As a child, Ying could not comprehend the more menacing aspects of totalitarian rule. Her third grade teacher, for example, announced one day that instead of doing math, "You are all going to spend the hour confessing." When the pupils expressed confusion, teacher Fu explained, "The school knows that each of you, or someone you know, has behaved wrongly....Now start writing."

Ying recalls, "I always believed my teachers. Now I was genuinely worried. Did the school already know I had relatives from Hong Kong who brought me toys and clothing from the world of the capitalist running dogs? Did it know I really, really liked American movies...?"
The rest of the narrative is fascinating, especially the glimpse Charen gives us of what Ying had to endure when she arrived in the States as a child unable to speak English. Her experience in U.S. public schools reminds me of the story of the Vietnamese family portrayed in the movie Journey from the Fall.

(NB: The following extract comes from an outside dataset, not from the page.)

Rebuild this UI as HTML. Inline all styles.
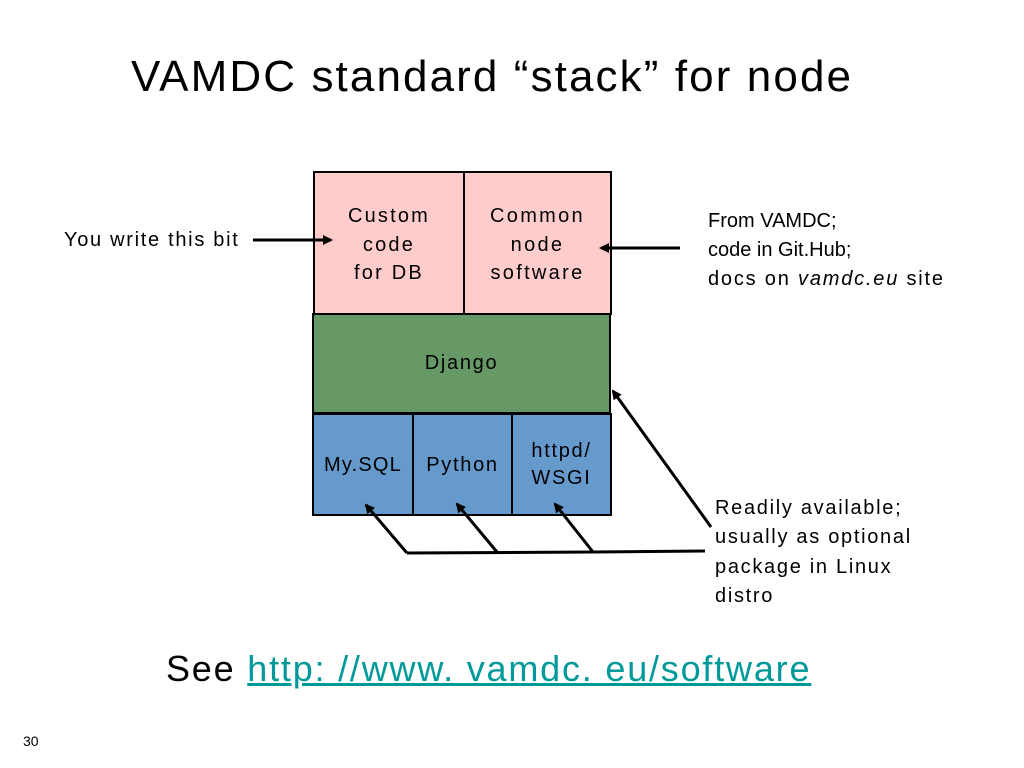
<!DOCTYPE html>
<html><head><style>
body{margin:0;width:1024px;height:768px;background:#fff;position:relative;overflow:hidden;font-family:"Liberation Sans",sans-serif;color:#000}
.t{position:absolute;white-space:nowrap;letter-spacing:1.7px}
.c{text-align:center}
</style></head><body>
<div class="t" style="left:131px;top:52px;font-size:44px;letter-spacing:2.1px">VAMDC standard “stack” for node</div>
<svg width="1024" height="768" style="position:absolute;left:0;top:0">
<defs><marker id="a" markerWidth="10" markerHeight="10" refX="8" refY="5" orient="auto" markerUnits="userSpaceOnUse"><path d="M0,0 L10,5 L0,10 z" fill="#000"/></marker></defs>
<rect x="314" y="172" width="297" height="142" fill="#ffcccc" stroke="#000" stroke-width="2"/>
<line x1="464" y1="172" x2="464" y2="314" stroke="#000" stroke-width="2"/>
<rect x="313" y="314" width="297" height="99" fill="#669966" stroke="#000" stroke-width="2"/>
<rect x="313" y="414" width="298" height="101" fill="#6699cc" stroke="#000" stroke-width="2"/>
<line x1="413" y1="414" x2="413" y2="515" stroke="#000" stroke-width="2"/>
<line x1="512" y1="414" x2="512" y2="515" stroke="#000" stroke-width="2"/>
<g stroke="#000" stroke-width="3" fill="none">
<line x1="253" y1="240" x2="331" y2="240" marker-end="url(#a)"/>
<line x1="680" y1="248" x2="601" y2="248" marker-end="url(#a)"/>
<line x1="711" y1="527" x2="613" y2="391" marker-end="url(#a)"/>
<polyline points="705,551 593,552 407,553"/>
<line x1="407" y1="553" x2="366" y2="505" marker-end="url(#a)"/>
<line x1="497" y1="552" x2="457" y2="504" marker-end="url(#a)"/>
<line x1="593" y1="552" x2="555" y2="504" marker-end="url(#a)"/>
</g>
</svg>
<div class="t" style="left:64px;top:229px;font-size:20px">You write this bit</div>
<div class="t c" style="left:314px;width:150px;top:202px;font-size:20px;line-height:28.5px;letter-spacing:2.2px">Custom<br>code<br>for DB</div>
<div class="t c" style="left:464px;width:147px;top:202px;font-size:20px;line-height:28.5px;letter-spacing:2.3px">Common<br>node<br>software</div>
<div class="t c" style="left:313px;width:297px;top:352px;font-size:20px">Django</div>
<div class="t c" style="left:313px;width:100px;top:454px;font-size:20px;letter-spacing:1.2px">My.SQL</div>
<div class="t c" style="left:413px;width:99px;top:454px;font-size:20px">Python</div>
<div class="t c" style="left:512px;width:99px;top:438px;font-size:20px;line-height:27px">httpd/<br>WSGI</div>
<div class="t" style="left:708px;top:207px;font-size:20px;line-height:29px;letter-spacing:0">From VAMDC;<br>code in Git.Hub;<br><span style="letter-spacing:1.8px">docs on <i>vamdc.eu</i> site</span></div>
<div class="t" style="left:715px;top:494px;font-size:20px;line-height:29.3px">Readily available;<br>usually as optional<br>package in Linux<br>distro</div>
<div class="t" style="left:166px;top:648px;font-size:36px;letter-spacing:1.8px">See <span style="color:#009999;text-decoration:underline">http: //www. vamdc. eu/software</span></div>
<div class="t" style="left:23px;top:733px;font-size:14px;letter-spacing:0">30</div>
</body></html>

There are a couple of take-away lessons in Ying Ma's story. One is that the belief, evidently widespread in the minority community, that racism is a sin that only whites are guilty of is risible.

The second, also prevalent among those in the minority community who wish to rationalize their own failure to achieve, is that the reason minorities can't get ahead is because they're so disadvantaged due to poverty and racial discrimination that they simply can't compete with the more fortunate. Ying Ma's accomplishment shows what a cop out this is.

Ying succeeded in the same way anyone can succeed in this country - through hard work, tenacity, good choices, and a determination to rise above her circumstances.